Dario Tapia is a New York City-based film street photographer, oil painter, and ceramicist whose work lives at the intersection of raw truth and deliberate provocation. Born and raised in New York to immigrant parents, Tapia carries the city in his bones — its contradictions, its margins, its relentless and often unforgiving energy — and translates that inheritance into images that refuse to look away. To grow up in New York as a first-generation American is to exist perpetually at the threshold, between worlds, between languages, between what is visible and what is deliberately obscured. It is precisely this liminal sensibility that has come to define his artistic practice.
Self-taught and unapologetically so, Tapia came to photography not through academia but through curiosity, discovering the medium the way he discovered himself: on his own terms.
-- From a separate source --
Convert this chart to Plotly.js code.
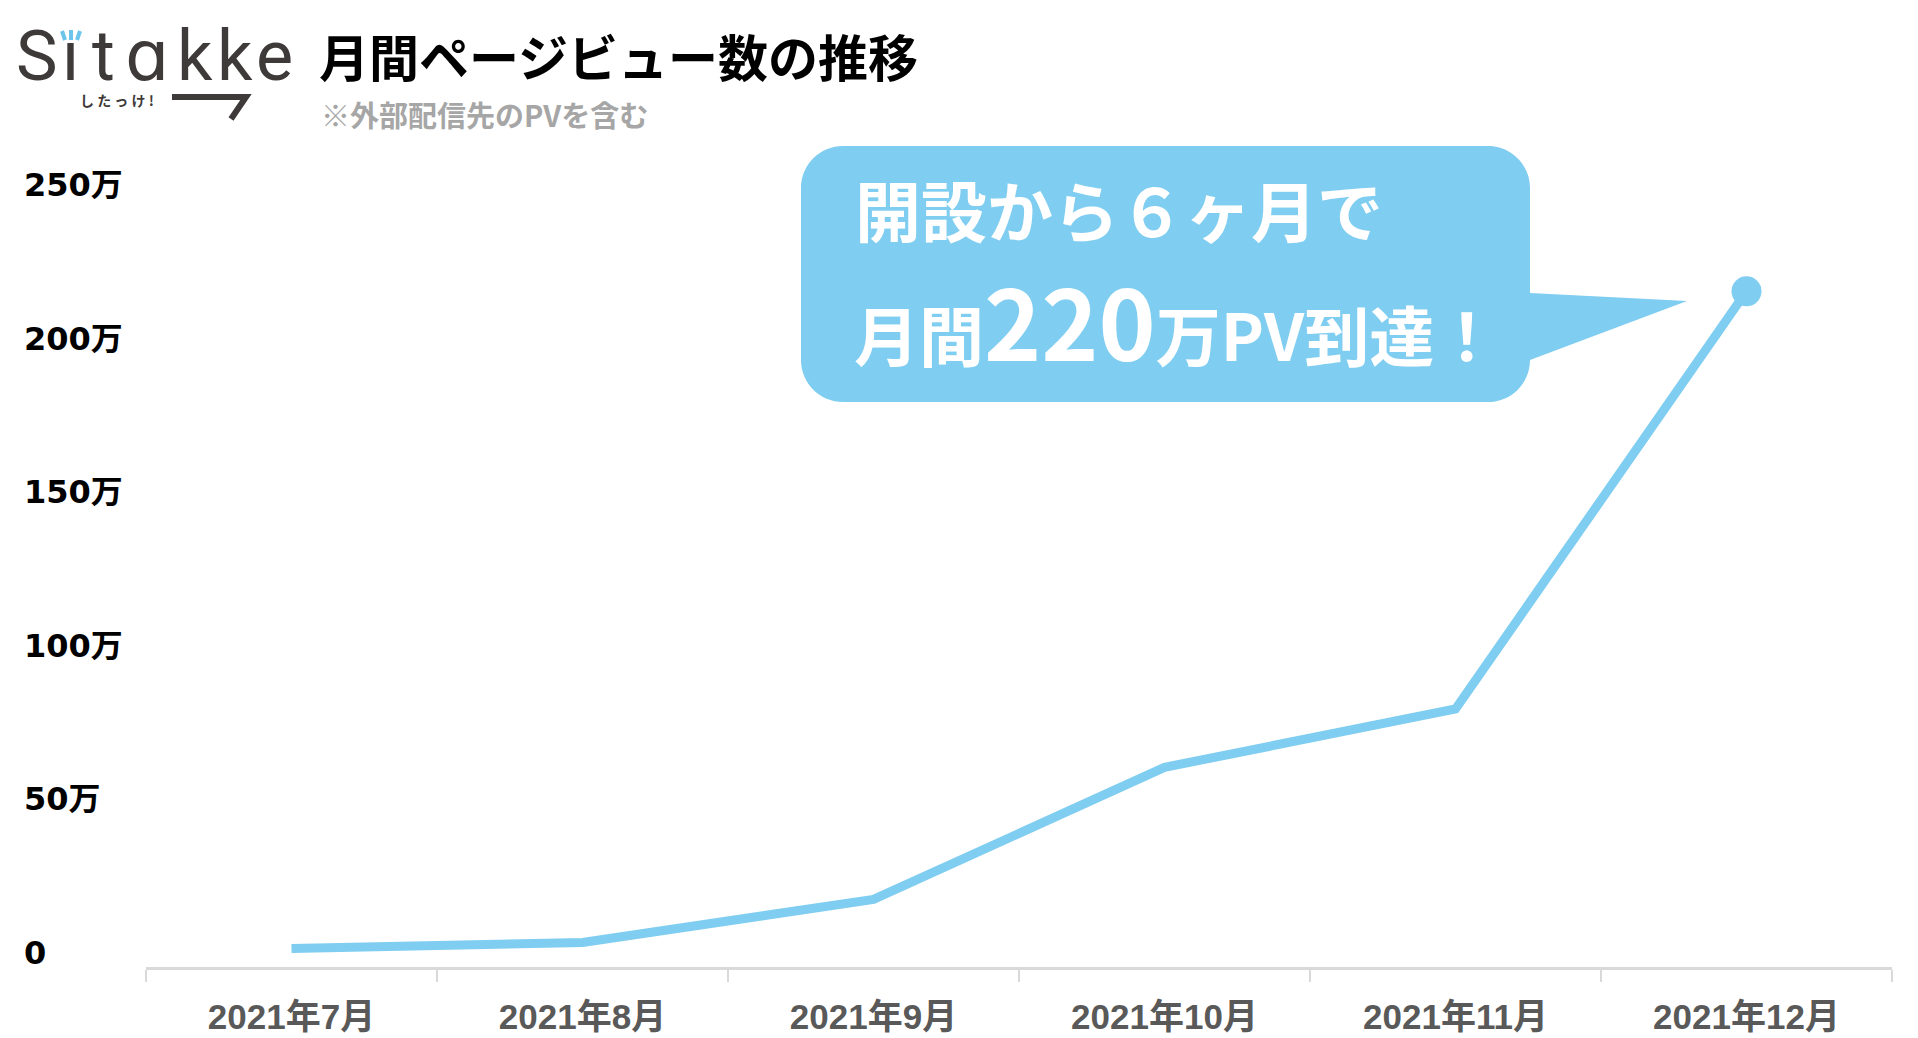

After years navigating the corridors of the tech industry — working among some of the most powerful institutions in the digital world — he made a decisive and long-overdue turn toward the artistic life he had spent years deferring. The pivot was not impulsive; it was a reckoning. A reckoning with time, with identity, and with the creative and artistic nature he had quietly carried for years before finally choosing to honor it. Today he works fluidly across film photography, oil painting, and ceramics, each medium an extension of the same restless, probing sensibility.
His lens gravitates toward the stories that go untold — the edges of the frame where discomfort lives and where the truth tends to be most concentrated. Tapia is not interested in the beautiful lie. He is interested in the moment that makes you flinch, the image that lodges itself somewhere behind the eyes and refuses to leave. The streets of New York are his primary text, and he reads them with the intimacy of someone who has always known how to find what others walk past — the darker registers of lived experience that most images are carefully constructed to avoid. For Tapia, shock is not spectacle. It is the beginning of understanding, the necessary friction that precedes genuine thought.
He wants his audience unsettled. He wants them moved, provoked, perhaps even disturbed — not for the sake of sensation, but for the sake of honest confrontation with the parts of the human experience we collectively agree not to discuss. Manic Photographs is the culmination of that refusal to look away, and an open invitation to see New York — and the world — as it actually is.